Check for the M3-Results-Limited
response header, it's not super surprising considering the size of your unaggregated namespace, which we recommend to be at most 48 hours
You can also increase the limit in either the configs or by adding &limit=XXXX
to your query string, but this may cause your cluster to OOM
The query series is about 100, the query time span is 1 hour, and the granularity is 1 minute. The limit should not be reached. The data required for the query time period is only missing when the data is in the buffer.

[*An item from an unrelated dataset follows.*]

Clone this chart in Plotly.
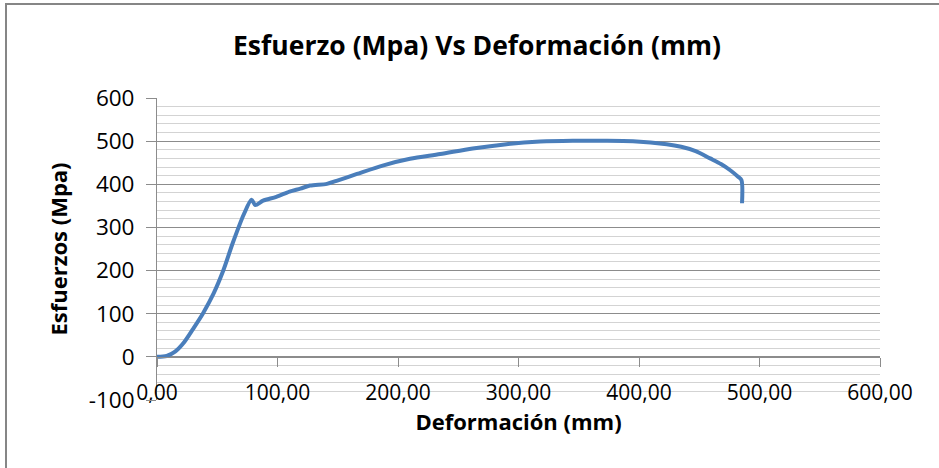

If the query time period contains data that has been flushed to disk, the series will not be missing.
Our found that the reason for the lack of data was because the indexing of new data was too slow. The "record the end to end indexing latency" step affected the speed of the index. Commenting out this code returned to normal.
m3/src/dbnode/storage/index.go
// record the end to end indexing latency
now := i.nowFn()
for idx := range pending {
took := now.Sub(pending[idx].EnqueuedAt)
i.metrics.InsertEndToEndLatency.Record(took)
}
// record the end to end indexing latency
just because summary type metric has a alient performance problem ? Observations are expensive due to the streaming quantile calculation ? same to prometheus summary ? https://prometheus.io/docs/practices/histograms/
Querying the latest data that has not been written to disk has a higher probability of missing data. If the query time span is part of the current block and part of the query has been written to the disk, the lack of data rarely occurs.